Indonesian Army Unveils Three New Infantry Brigades PDF Afdrukken

The chief of the Army introduced three new infantry brigades on Tuesday as part of the government’s defense strategy, while the Ministry of Maritime Affairs and Fisheries announced a three-pronged approach to develop the country’s maritime sector.

“The creation of these new infantry brigades is part of our defense strategy to maintain the country’s sovereignty. I hope these new headquarters become a source of pride for citizens living around them,” said Army Chief Lt. Gen. George Toisutta during the ceremony unveiling the brigades.

George said the new brigades were the 21 Komodo Infantry Brigade under the Denpasar-based Udayana military command, the 22 Ota Manasa Infantry Brigade under the First Division of the Army’s Strategic Command and the 24 Bulungan Cakti Infantry Brigade under the Balikpapan-based Tanjungpura military command in East Kalimantan.

The Udayana command covers Bali, West Nusa Tenggara, and East Nusa Tenggara provinces, while the Tanjungpura command oversees security in four provinces of Kalimantan. The First Division of the Army’s Strategic Reserve Command is based in Depok, West Java.

Each brigade consists of about 300 soldiers.

George said the new brigades were intended to ensure security, both for the citizens living in the immediate surroundings of the headquarters and for Indonesia as a whole. He reminded all Army soldiers of the importance of good relations and cooperation with the community.

He said Indonesia was now living in a democracy where freedom of speech and differences of opinion must be respected.

“But remember that such differences must not become a reason for conflict and all Army members must bear that in mind when dealing with other soldiers or civilians,” he said.

The Armed Forces (TNI) earlier announced that it planned to establish a military command in West Kalimantan in 2010, while a study for one in Papua is expected to begin next year.

After his appointment to Army chief earlier this month, George said he would follow up on the military command proposals.

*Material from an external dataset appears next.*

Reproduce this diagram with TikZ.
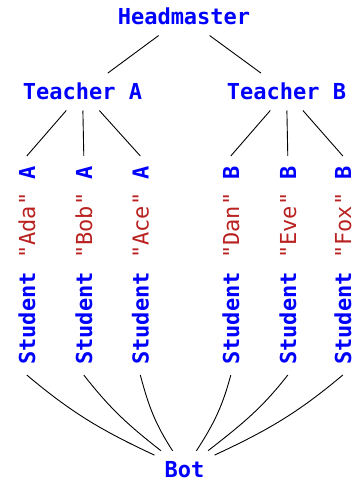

All commands are designated in strategic areas around the country, he said.

Separately, Minister of Maritime Affairs and Fisheries Fadel Muhammad said the government had drafted three policies to develop the country’s maritime sector.

First, the government will legislate to create a comprehensive and focused national policy.

Secondly, an economic blueprint will be written to maximize the potential of the country’s maritime resources. This is to be carried out with participation from coastal communities.

“The third is how to guarantee good governance in conducting programs in the maritime sector. It will be like a code of conduct for good practice in managing the sector,” said Fadel in his statement, which was read by Rear Admiral Sugiono during the 10th anniversary of the Naval Nusantara Day.

The Nusantara Day commemorates the Djuanda Declaration, which was signed on Dec. 13, 1957, by former Prime Minister Djuanda Kartawidjaja, which stated that all waters within the Indonesian archipelago were parts of Indonesian maritime territory.

Navy Spokesman First Admiral Iskandar Sitompul said the Navy would support any government plans to develop the country’s maritime sector.